▶ **TASK PROMPT**
Your task is to transcribe all of the data below exactly, omitting the images.
•••••
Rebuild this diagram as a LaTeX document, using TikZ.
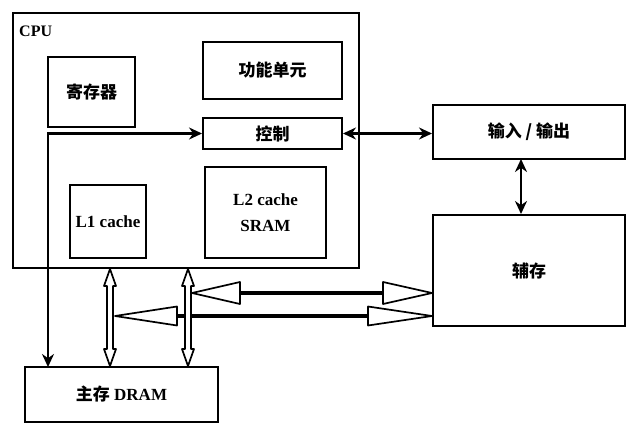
\documentclass[tikz,border=0pt]{standalone}
\usepackage{fontspec}
\setmainfont{Liberation Serif}
\newfontfamily\cjk{Noto Sans CJK SC}
\usetikzlibrary{arrows.meta,calc}
\begin{document}
\begin{tikzpicture}[x=1pt,y=-1pt,
  box/.style={draw, line width=2pt, inner sep=0pt, align=center,
    font=\fontsize{17}{26}\selectfont\bfseries},
  link/.style={line width=2.2pt, {Stealth[length=13pt,width=12pt]}-{Stealth[length=13pt,width=12pt]}},
  hollow/.style={draw, fill=white, line width=1.7pt, line join=round},
  shaft/.style={line width=3.5pt}
]
\useasboundingbox (0,0) rectangle (634,430);

% processor and its units
\node[box, minimum width=346, minimum height=255] (cpu) at (186,140.5) {};
\node[font=\fontsize{16}{18}\selectfont\bfseries, anchor=west, inner sep=0pt] (cpulabel) at (19,31) {CPU};
\node[box, minimum width=87, minimum height=70] (reg) at (91.5,92) {\cjk 寄存器};
\node[box, minimum width=139, minimum height=57] (fu) at (272.5,70.5) {\cjk 功能单元};
\node[box, minimum width=139, minimum height=31] (ctrl) at (272.5,133.5) {\cjk 控制};
\node[box, minimum width=76, minimum height=73] (l1) at (108,221.5) {L1 cache};
\node[box, minimum width=121, minimum height=91] (l2) at (265.5,212.5) {L2 cache\\SRAM};

% memories and I/O
\node[box, minimum width=193, minimum height=55] (main) at (121.5,394.5) {{\cjk 主存} DRAM};
\node[box, minimum width=192, minimum height=54] (io) at (529,132) {\cjk 输入 / 输出};
\node[box, minimum width=192, minimum height=111] (aux) at (529,270.5) {\cjk 辅存};

% control paths
\coordinate (mtop) at (48,367);
\draw[link] (ctrl.west) -| (mtop);
\draw[link] (ctrl.east) -- (ctrl.east -| io.west);
\coordinate (iob) at (521,159);
\draw[link] (iob) -- (iob |- aux.north);

% shafts of the wide transfer paths to secondary storage
\draw[shaft] (240,293) -- (383,293);
\draw[shaft] (177,316) -- (368,316);

% vertical buses between CPU and main memory
\foreach \c in {110,188}{
  \draw[hollow] (\c,269) -- (\c+6,286) -- (\c+3,286) -- (\c+3,349)
    -- (\c+6,349) -- (\c,366) -- (\c-6,349) -- (\c-3,349)
    -- (\c-3,286) -- (\c-6,286) -- cycle;
}

% arrowheads of the transfer paths
\draw[hollow] (192,293) -- (240,282) -- (240,304) -- cycle;
\draw[hollow] (432,293) -- (383,282) -- (383,304) -- cycle;
\draw[hollow] (115,316) -- (177,306.5) -- (177,325.5) -- cycle;
\draw[hollow] (432,316) -- (368,306.5) -- (368,325.5) -- cycle;
\end{tikzpicture}
\end{document}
•••••
▶ **EXPECTED ANSWER**
Rebuild this diagram as a LaTeX document, using TikZ.
\documentclass[tikz,border=0pt]{standalone}
\usepackage{fontspec}
\setmainfont{Liberation Serif}
\newfontfamily\cjk{Noto Sans CJK SC}
\usetikzlibrary{arrows.meta,calc}
\begin{document}
\begin{tikzpicture}[x=1pt,y=-1pt,
  box/.style={draw, line width=2pt, inner sep=0pt, align=center,
    font=\fontsize{17}{26}\selectfont\bfseries},
  link/.style={line width=2.2pt, {Stealth[length=13pt,width=12pt]}-{Stealth[length=13pt,width=12pt]}},
  hollow/.style={draw, fill=white, line width=1.7pt, line join=round},
  shaft/.style={line width=3.5pt}
]
\useasboundingbox (0,0) rectangle (634,430);

% processor and its units
\node[box, minimum width=346, minimum height=255] (cpu) at (186,140.5) {};
\node[font=\fontsize{16}{18}\selectfont\bfseries, anchor=west, inner sep=0pt] (cpulabel) at (19,31) {CPU};
\node[box, minimum width=87, minimum height=70] (reg) at (91.5,92) {\cjk 寄存器};
\node[box, minimum width=139, minimum height=57] (fu) at (272.5,70.5) {\cjk 功能单元};
\node[box, minimum width=139, minimum height=31] (ctrl) at (272.5,133.5) {\cjk 控制};
\node[box, minimum width=76, minimum height=73] (l1) at (108,221.5) {L1 cache};
\node[box, minimum width=121, minimum height=91] (l2) at (265.5,212.5) {L2 cache\\SRAM};

% memories and I/O
\node[box, minimum width=193, minimum height=55] (main) at (121.5,394.5) {{\cjk 主存} DRAM};
\node[box, minimum width=192, minimum height=54] (io) at (529,132) {\cjk 输入 / 输出};
\node[box, minimum width=192, minimum height=111] (aux) at (529,270.5) {\cjk 辅存};

% control paths
\coordinate (mtop) at (48,367);
\draw[link] (ctrl.west) -| (mtop);
\draw[link] (ctrl.east) -- (ctrl.east -| io.west);
\coordinate (iob) at (521,159);
\draw[link] (iob) -- (iob |- aux.north);

% shafts of the wide transfer paths to secondary storage
\draw[shaft] (240,293) -- (383,293);
\draw[shaft] (177,316) -- (368,316);

% vertical buses between CPU and main memory
\foreach \c in {110,188}{
  \draw[hollow] (\c,269) -- (\c+6,286) -- (\c+3,286) -- (\c+3,349)
    -- (\c+6,349) -- (\c,366) -- (\c-6,349) -- (\c-3,349)
    -- (\c-3,286) -- (\c-6,286) -- cycle;
}

% arrowheads of the transfer paths
\draw[hollow] (192,293) -- (240,282) -- (240,304) -- cycle;
\draw[hollow] (432,293) -- (383,282) -- (383,304) -- cycle;
\draw[hollow] (115,316) -- (177,306.5) -- (177,325.5) -- cycle;
\draw[hollow] (432,316) -- (368,306.5) -- (368,325.5) -- cycle;
\end{tikzpicture}
\end{document}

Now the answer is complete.